Book: Dispatches From Grief
Author: Danielle Crittenden
Pages: 207
This is my 146th read for the year
What Amazon Says:
On a February morning, Danielle Crittenden's world cleaved in two: the life before her daughter Miranda was found dead in her Brooklyn apartment, and the life after. In this luminous memoir, Crittenden maps the territory of profound loss with the clarity of a foreign correspondent filing reports from a country no parent ever wishes to visit. With unflinching honesty and unexpected grace, she chronicles not just the shattering impact of a child's death, but the strange afterlife of grief itself - the way it infiltrates grocery stores and social media, transforms old friendships and forges new ones, and ultimately reshapes the mourner as fundamentally as it has reshaped the world.

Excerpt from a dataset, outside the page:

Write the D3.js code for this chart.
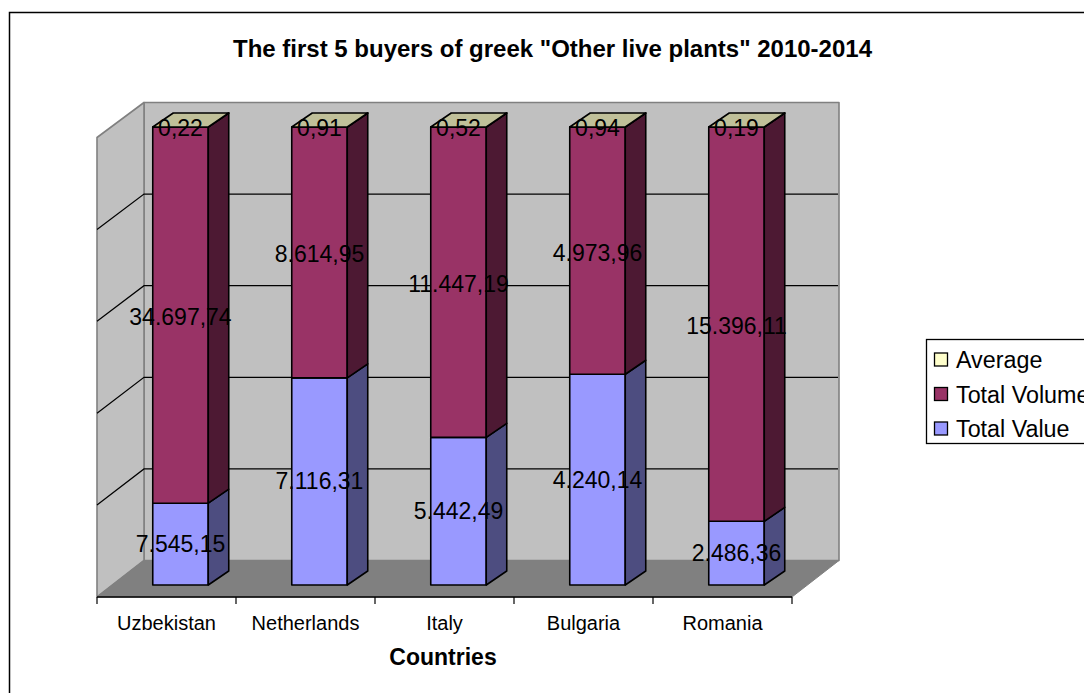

Here is grief in all its terrible specificity: the police call that changes everything, the surreal task of choosing a burial dress, the well-meaning friends who offer advice about "stages" that don't exist. But here too is love in its most distilled form - a mother's meditation on a daughter who commanded dinner tables at 12 and who transformed from a precocious girl into a sparkling young woman living her dreams in NY. Crittenden brings a journalist's eye to the landscpae of loss, coining the perfect term for those who try to explain grief to the grieving, finding dark comedy in a hotel clerk's relentless cheerfulness. It will speak to anyone who has loved deeply, lost profoundly, and wondered how to continue when continuation seems impossible.
This was a heartbreaking book. It is a short book, and I read it all in one sitting. Make sure you have your tissues as you read along with a mother's greatest fear and what happens after.